With this in mind, we decided to split Apify SDK into two libraries, Crawlee and Apify SDK v3. Crawlee will retain all the crawling and scraping-related tools and will always strive to be the best web scraping library for its community. At the same time, Apify SDK will continue to exist, but keep only the Apify-specific features related to building actors on the Apify platform.

How it works now

Outside of the Apify platform

If you want to use the crawling functionality of Apify SDK v2 outside of the Apify platform, head to Crawlee documentation to get started. The interface is almost exactly the same as the original SDK, but we've made a lot of improvements under the hood to improve the developer experience.

npm install crawlee

On the Apify platform

In Apify SDK v2, both the crawling and actor building logic were mixed together. This made it easy to build crawlers on the Apify platform, but confusing to build anything else. Apify SDK v3 includes only the Apify platform specific functionality. To build crawlers on the Apify platform, you need to combine it with Crawlee. Or you can use it standalone for other projects.

Build a crawler like you're used to

The following example shows how to build an SDK-v2-like crawler on the Apify platform. To use PlaywrightCrawler you need to install 3 libraries. Apify SDK v3, Crawlee and Playwright. In v2, you only needed to install Apify SDK v2 and Playwright.

npm install apify crawlee playwright
Don't forget about module imports
To run the example, add a "type": "module" clause into your package.json or copy it into a file with an .mjs suffix. This enables import statements in Node.js. See Node.js docs for more information.
// Apify SDK v3 uses named exports instead of the Apify object.
// You can import Dataset, KeyValueStore and more.
import { Actor } from 'apify';
// We moved all the crawling components to Crawlee.
// See the documentation on https://crawlee.dev
import { PlaywrightCrawler } from 'crawlee';

// Initialize the actor on the platform. This function connects your
// actor to platform events, storages and API. It replaces Apify.main()
await Actor.init();

const crawler = new PlaywrightCrawler({
// handle(Page|Request)Functions of all Crawlers
// are now simply called a requestHandler.
async requestHandler({ request, page, enqueueLinks }) {
const title = await page.title();
console.log(`Title of ${request.loadedUrl} is '${title}'`);

// Use Actor instead of the Apify object to save data.
await Actor.pushData({ title, url: request.loadedUrl });

// We simplified enqueuing links a lot, see the docs.
// This way the function adds only links to same hostname.
await enqueueLinks();
}
});

// You can now add requests to the queue directly from the run function.
// No need to create an instance of the queue separately.
await crawler.run(['https://crawlee.dev']);

// This function disconnects the actor from the platform
// and optionally sends an exit message.
await Actor.exit();
upgrading guide

For more information, see the upgrading guide that explains all the changes in great detail.

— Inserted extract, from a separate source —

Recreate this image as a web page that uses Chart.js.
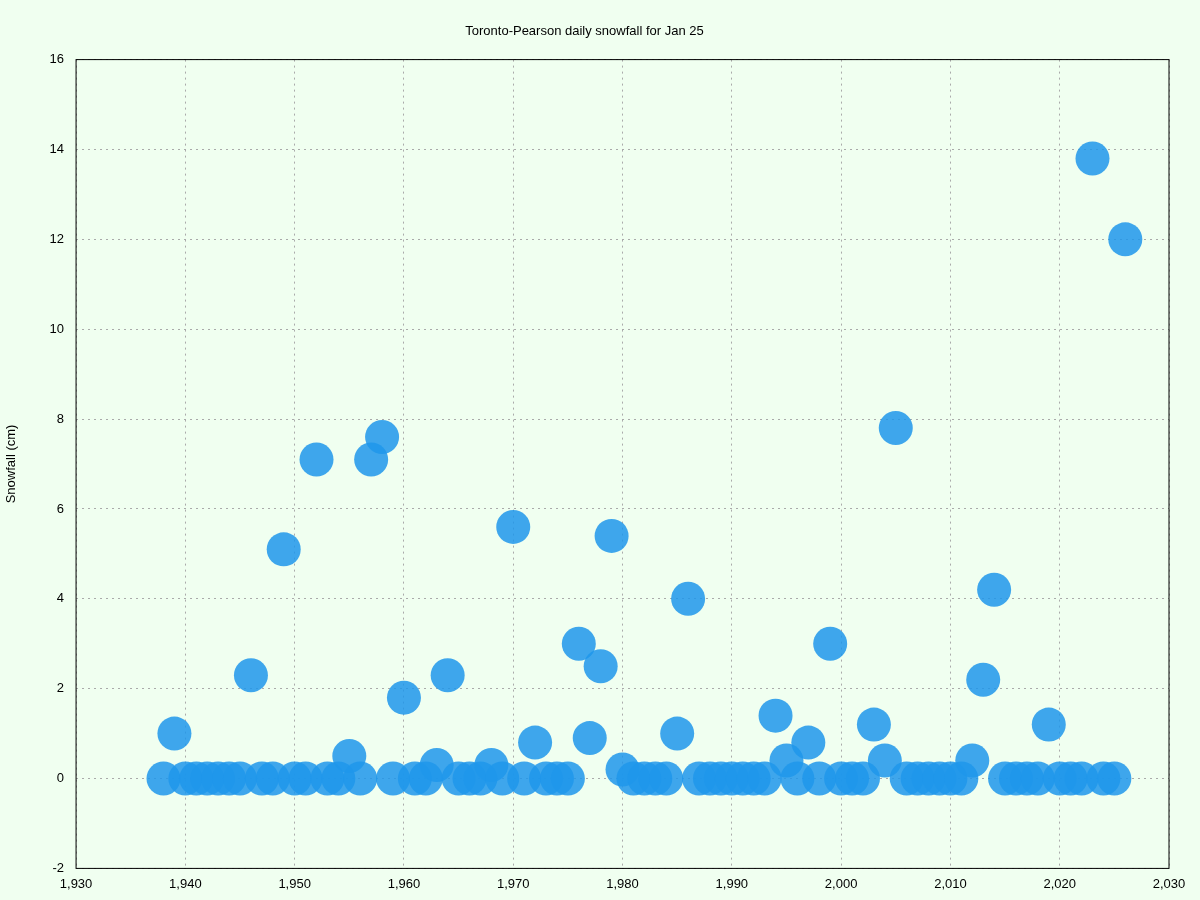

Build an actor without Crawlee

If your actors are not crawlers, or you want to simply wrap existing code and turn it into an actor on the Apify platform, you can do that with standalone Apify SDK v3.

npm install apify
import { Actor } from 'apify';

// Initialize the actor on the platform. This function connects your
// actor to platform events, storages and API. It replaces Apify.main()
await Actor.init();

const input = await Actor.getInput()

// Do something with the input in your own code.
const output = await magicallyCreateOutput(input)

await Actor.setValue('my-output', output);

// This function disconnects the actor from the platform
// and optionally sends an exit message.
await Actor.exit();